Bart

It started Saturday night.

We were on the couch, lights dimmed halfway, the kids upstairs. Everything was normal.
Until we saw him.

Tall. Black. Still.

A spider. But not just any spider.
Big. Logically speaking, at least as big as a human hand (okay, in our minds).
And he was watching. Not really, of course, but you felt it.
Like he was keeping an eye on us.

The kids named him Bart the next day.
As if that would help.

We couldn’t reach him.
He was in a spot where even our longest arms, plus stick and stepladder, came up short.
Any attempt to catch him would only send him running.
And a vanished Bart?

Now that’s terrifying.

So we did… nothing.
We lived with Bart. Slept with Bart. Had breakfast with Bart in the back of our minds.
We warned visitors: “Don’t be alarmed… we have, um… a houseguest.”

We tiptoed.
Stared upward.
Listened to every soft, unfamiliar sound.
But Bart stayed up there, unreachable, untouchable.

For days.

Until this morning.

There he was.
Right in the middle of the floor.
Just like that. As if he were waiting for something.

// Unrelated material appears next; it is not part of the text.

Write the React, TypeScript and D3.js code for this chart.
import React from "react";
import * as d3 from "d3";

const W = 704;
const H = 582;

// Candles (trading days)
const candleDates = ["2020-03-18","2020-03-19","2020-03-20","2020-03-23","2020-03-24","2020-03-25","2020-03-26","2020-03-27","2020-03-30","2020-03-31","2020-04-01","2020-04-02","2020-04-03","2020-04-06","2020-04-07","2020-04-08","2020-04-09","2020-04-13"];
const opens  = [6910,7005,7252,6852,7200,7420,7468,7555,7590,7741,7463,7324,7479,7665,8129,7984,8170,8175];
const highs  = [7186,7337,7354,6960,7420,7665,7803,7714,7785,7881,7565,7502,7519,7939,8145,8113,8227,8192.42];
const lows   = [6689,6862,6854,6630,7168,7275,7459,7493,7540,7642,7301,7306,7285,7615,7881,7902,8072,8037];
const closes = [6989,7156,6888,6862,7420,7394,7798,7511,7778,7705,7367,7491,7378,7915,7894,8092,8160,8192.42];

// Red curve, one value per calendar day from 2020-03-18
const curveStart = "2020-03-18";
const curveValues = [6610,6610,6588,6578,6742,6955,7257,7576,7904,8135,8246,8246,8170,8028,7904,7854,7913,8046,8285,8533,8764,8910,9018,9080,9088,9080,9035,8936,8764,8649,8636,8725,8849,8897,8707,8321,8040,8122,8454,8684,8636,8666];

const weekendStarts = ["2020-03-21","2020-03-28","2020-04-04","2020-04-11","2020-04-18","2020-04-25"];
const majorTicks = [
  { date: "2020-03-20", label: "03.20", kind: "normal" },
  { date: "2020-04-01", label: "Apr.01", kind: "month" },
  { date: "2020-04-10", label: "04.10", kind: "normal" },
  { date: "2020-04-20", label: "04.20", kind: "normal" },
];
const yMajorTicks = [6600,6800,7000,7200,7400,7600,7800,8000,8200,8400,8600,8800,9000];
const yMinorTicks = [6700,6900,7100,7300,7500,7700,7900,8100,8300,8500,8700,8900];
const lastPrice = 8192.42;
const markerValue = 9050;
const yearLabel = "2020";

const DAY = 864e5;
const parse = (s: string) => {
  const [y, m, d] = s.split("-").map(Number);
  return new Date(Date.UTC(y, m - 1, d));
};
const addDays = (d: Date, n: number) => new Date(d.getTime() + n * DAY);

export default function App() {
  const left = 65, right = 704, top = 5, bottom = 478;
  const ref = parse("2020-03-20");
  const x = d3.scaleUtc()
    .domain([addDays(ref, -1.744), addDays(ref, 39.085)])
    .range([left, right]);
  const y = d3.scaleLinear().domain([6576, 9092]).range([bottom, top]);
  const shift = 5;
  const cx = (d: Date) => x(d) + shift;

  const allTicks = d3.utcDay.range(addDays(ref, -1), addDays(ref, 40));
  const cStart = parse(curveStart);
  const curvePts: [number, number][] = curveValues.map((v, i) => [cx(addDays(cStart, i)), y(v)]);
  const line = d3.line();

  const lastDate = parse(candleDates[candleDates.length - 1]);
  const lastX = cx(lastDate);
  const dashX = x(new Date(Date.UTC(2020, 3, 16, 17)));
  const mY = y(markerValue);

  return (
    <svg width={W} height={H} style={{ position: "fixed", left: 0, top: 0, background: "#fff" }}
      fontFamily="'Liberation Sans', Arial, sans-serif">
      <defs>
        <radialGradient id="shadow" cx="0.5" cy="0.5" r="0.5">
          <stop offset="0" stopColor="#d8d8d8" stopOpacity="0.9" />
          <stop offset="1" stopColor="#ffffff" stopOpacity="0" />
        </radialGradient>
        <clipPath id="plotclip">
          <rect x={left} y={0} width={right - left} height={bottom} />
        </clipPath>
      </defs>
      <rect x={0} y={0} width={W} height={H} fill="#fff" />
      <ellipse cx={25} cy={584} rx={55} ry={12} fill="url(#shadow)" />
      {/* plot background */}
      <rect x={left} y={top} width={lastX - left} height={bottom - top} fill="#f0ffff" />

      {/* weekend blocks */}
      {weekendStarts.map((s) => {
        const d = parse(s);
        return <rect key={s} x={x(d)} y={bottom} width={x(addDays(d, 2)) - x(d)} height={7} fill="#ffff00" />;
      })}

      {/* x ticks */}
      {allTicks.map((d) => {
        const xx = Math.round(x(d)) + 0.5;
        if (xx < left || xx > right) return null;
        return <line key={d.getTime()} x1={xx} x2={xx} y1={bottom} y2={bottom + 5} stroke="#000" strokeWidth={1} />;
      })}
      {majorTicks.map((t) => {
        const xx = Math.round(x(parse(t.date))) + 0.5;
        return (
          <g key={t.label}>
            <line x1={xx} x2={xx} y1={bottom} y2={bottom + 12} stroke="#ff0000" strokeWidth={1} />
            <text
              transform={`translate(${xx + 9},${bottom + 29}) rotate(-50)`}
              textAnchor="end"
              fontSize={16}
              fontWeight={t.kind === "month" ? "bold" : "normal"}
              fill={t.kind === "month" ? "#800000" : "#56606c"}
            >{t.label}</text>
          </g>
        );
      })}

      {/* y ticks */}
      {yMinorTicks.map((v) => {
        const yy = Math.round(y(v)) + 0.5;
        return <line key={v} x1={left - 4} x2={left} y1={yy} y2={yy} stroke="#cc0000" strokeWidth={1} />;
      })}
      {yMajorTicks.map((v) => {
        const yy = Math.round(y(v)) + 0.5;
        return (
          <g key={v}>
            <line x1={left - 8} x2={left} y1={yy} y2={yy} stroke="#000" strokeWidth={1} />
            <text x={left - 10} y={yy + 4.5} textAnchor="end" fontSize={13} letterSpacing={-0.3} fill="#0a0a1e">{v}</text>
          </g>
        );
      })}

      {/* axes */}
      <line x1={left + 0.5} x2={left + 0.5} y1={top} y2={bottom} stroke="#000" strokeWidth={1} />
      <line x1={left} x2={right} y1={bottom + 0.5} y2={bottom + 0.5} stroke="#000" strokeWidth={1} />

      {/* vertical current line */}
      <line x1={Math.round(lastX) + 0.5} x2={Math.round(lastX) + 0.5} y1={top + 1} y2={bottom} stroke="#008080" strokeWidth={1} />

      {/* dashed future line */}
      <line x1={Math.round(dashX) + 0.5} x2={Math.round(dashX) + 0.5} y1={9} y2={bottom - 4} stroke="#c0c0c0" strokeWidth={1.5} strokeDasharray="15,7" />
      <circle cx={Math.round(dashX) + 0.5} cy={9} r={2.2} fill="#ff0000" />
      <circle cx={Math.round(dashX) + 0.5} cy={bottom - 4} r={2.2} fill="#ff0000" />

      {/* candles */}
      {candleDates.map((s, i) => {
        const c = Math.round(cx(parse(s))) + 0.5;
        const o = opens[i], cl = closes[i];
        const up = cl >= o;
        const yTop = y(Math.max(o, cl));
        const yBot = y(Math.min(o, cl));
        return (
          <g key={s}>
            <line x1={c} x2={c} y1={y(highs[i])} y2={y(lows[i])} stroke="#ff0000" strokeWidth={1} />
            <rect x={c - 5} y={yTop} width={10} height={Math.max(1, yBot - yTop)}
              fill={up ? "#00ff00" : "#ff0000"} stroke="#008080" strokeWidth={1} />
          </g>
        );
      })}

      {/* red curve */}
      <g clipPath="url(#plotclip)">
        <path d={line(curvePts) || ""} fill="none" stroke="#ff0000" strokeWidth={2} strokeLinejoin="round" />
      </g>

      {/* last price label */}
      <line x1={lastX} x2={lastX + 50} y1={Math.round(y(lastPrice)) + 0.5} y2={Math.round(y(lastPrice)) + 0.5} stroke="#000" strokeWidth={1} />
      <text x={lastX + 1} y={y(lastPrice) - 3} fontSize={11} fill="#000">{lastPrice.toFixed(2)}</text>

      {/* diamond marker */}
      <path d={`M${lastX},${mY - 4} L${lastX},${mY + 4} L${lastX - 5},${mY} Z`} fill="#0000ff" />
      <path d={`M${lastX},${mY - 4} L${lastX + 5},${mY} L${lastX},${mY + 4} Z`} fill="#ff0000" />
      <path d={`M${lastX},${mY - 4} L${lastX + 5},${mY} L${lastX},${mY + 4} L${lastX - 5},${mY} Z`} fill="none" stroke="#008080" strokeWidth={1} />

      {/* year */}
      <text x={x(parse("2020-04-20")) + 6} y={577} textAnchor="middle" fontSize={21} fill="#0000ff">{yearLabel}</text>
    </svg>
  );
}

What followed was a rapid chain of events…
A jar. A piece of paper.
Shaking hands.
Heartbeat in stereo.
One wrong move and he would—

But no.

We got him.
We walked outside. Holding our breath.
Bart, inside a little see-through prison.
He didn’t move much.
As if he knew: this is the moment.

We let him go in the grass.
He vanished. Instantly.
No thank you. No glance back.

And now… the house feels empty.
Free, yes.
But also a bit like a chapter has closed.

Bart was a spider.
But also an experience.
A test.
A lesson in patience, in courage, in light exaggeration.

The end of the story?
Maybe.
Or is that something… wait, what’s that on the ceiling?